Das 12 canções inicialmente pensadas por Silveira para o filme, Roberto Carlos liberou apenas quatro. A restrição acabou por dividir o roteiro, escrito por Patrícia Andrade (parceira do diretor em 2 Filhos de Francisco e Era Uma Vez...) em quatro atos, sensivelmente marcados pelas letras. "Tanto tempo já passou e eu não te esqueci", de "A Distância", que mostra o amor perdido de João; "Às vezes em certos momentos difíceis da vida, em que precisamos de alguém para ajudar na saída", de "Amigo", onde a inocência de Duda começa a conquistar o caminhoneiro; "Você foi.../ O melhor dos meus erros/ A mais estranha história/ Que alguém já escreveu", de "Outra Vez", quando João começa a acertar as contas com o seu passado; e a redenção, "Eu voltei!/ Agora prá ficar/ Porque aqui!/ Aqui é meu lugar", de "O Portão".
Entre os atos, surge a estrada. Silveira faz da sua homenagem a Roberto Carlos um road movie, onde pequenas cidades e riachos à beira do caminho são belamente retratados pela fotografia de Lula Carvalho (Tropa de Elite, Paraísos Artificiais) e marcam o trajeto do Nordeste ao Sudeste do Brasil. Percurso assinalado também pela sabedoria dos para-choques, revelando lições pertinentes como "Para quem não tem nada, metade é o dobro" e "Espere o melhor, prepare-se para o pior, e aceite o que vier".

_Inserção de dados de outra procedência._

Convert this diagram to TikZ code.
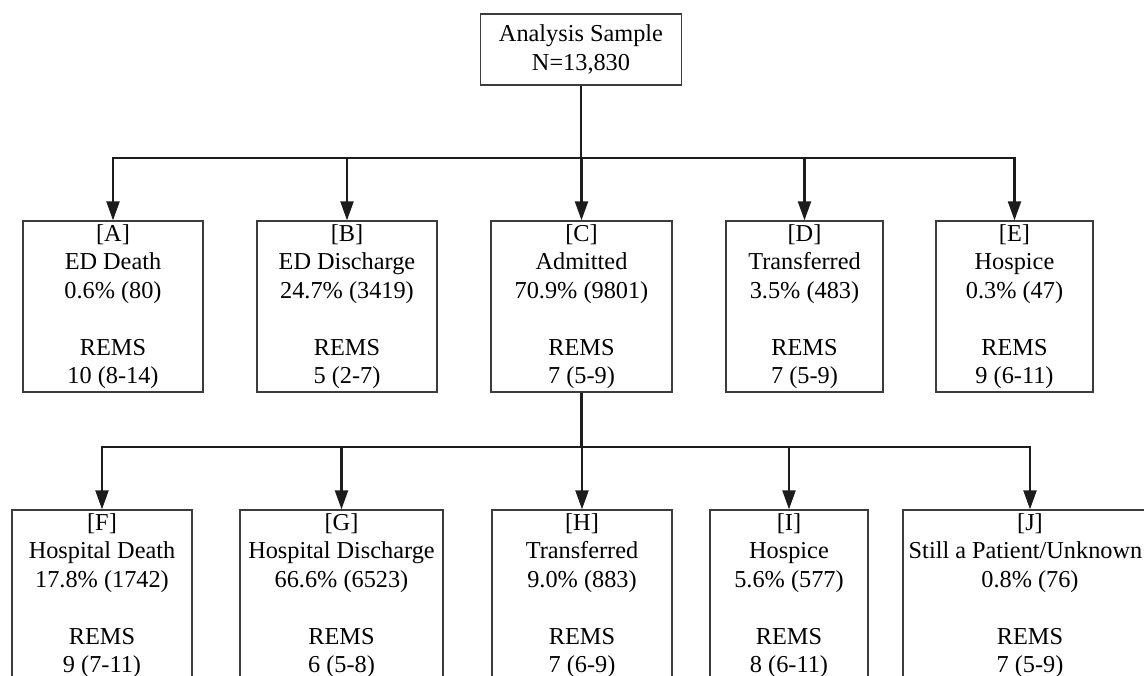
\documentclass[tikz,border=0pt]{standalone}
\usepackage{fontspec}
\setmainfont{Liberation Serif}
\usetikzlibrary{arrows.meta}
\definecolor{boxgray}{HTML}{3C3C3C}
\definecolor{linegray}{HTML}{1C1C1C}
\begin{document}
\begin{tikzpicture}[x=1pt,y=-1pt,
  box/.style={draw=boxgray,line width=1.3pt,align=center,inner sep=0pt,
    font=\fontsize{24.3}{28.5}\selectfont,minimum height=171pt},
  conn/.style={draw=linegray,line width=2.2pt,-{Triangle[length=19pt,width=13pt]}},
  trunk/.style={draw=linegray,line width=3.3pt}]
\clip (0,0) rectangle (1144,676);
\node[box,minimum width=201pt,minimum height=71pt] (top) at (581,49.5) {Analysis Sample\\N=13,830};
\node[box,minimum width=180pt] (a) at (113,306.5) {[A]\\ED Death\\0.6\% (80)\\[28.5pt]REMS\\10 (8-14)};
\node[box,minimum width=180pt] (b) at (347,306.5) {[B]\\ED Discharge\\24.7\% (3419)\\[28.5pt]REMS\\5 (2-7)};
\node[box,minimum width=181pt] (c) at (581.5,306.5) {[C]\\Admitted\\70.9\% (9801)\\[28.5pt]REMS\\7 (5-9)};
\node[box,minimum width=157pt] (d) at (804.5,306.5) {[D]\\Transferred\\3.5\% (483)\\[28.5pt]REMS\\7 (5-9)};
\node[box,minimum width=157pt] (e) at (1014.5,306.5) {[E]\\Hospice\\0.3\% (47)\\[28.5pt]REMS\\9 (6-11)};
\node[box,minimum width=180pt] (f) at (102,595.5) {[F]\\Hospital Death\\17.8\% (1742)\\[28.5pt]REMS\\9 (7-11)};
\node[box,minimum width=203pt] (g) at (341.5,595.5) {[G]\\Hospital Discharge\\66.6\% (6523)\\[28.5pt]REMS\\6 (5-8)};
\node[box,minimum width=180pt] (h) at (582,595.5) {[H]\\Transferred\\9.0\% (883)\\[28.5pt]REMS\\7 (6-9)};
\node[box,minimum width=158pt] (i) at (789,595.5) {[I]\\Hospice\\5.6\% (577)\\[28.5pt]REMS\\8 (6-11)};
\node[box,minimum width=254pt] (j) at (1030,595.5) {[J]\\\hspace*{-9pt}Still a Patient/Unknown\\0.8\% (76)\\[28.5pt]REMS\\7 (5-9)};
\coordinate (bar1) at (0,158);
\coordinate (bar2) at (0,447);
\foreach \n in {a,b,c,d,e}
  \draw[conn] (top.south) |- (bar1 -| \n.north) -- (\n.north);
\draw[trunk] (c.south) -- (c.south |- bar2);
\foreach \n in {f,g,h,i,j}
  \draw[conn] (c.south) |- (bar2 -| \n.north) -- (\n.north);
\end{tikzpicture}
\end{document}
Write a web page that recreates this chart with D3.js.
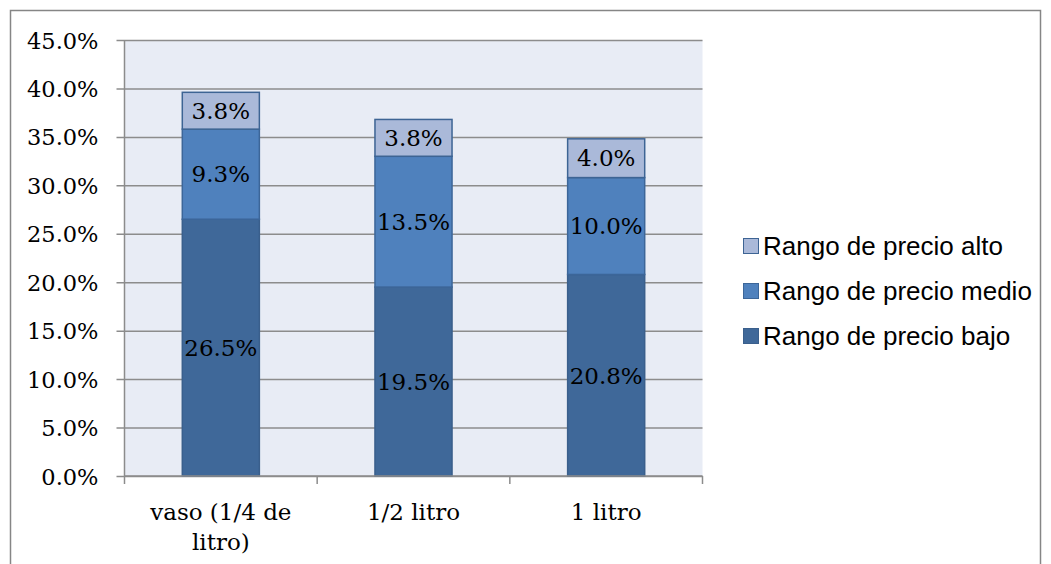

Mais do que uma bela homenagem a um cantor que, goste ou não, é parte essencial cultura brasileira, À Beira do Caminho é um bom filme. Sua realização mostra um diretor obstinado, não apenas em levar aos cinemas a música popular, mas em revelar o povo que a escuta. Suas escolhas abrem um novo universo para o espectador, muito além do "Melô das Gordinhas" da minha infância.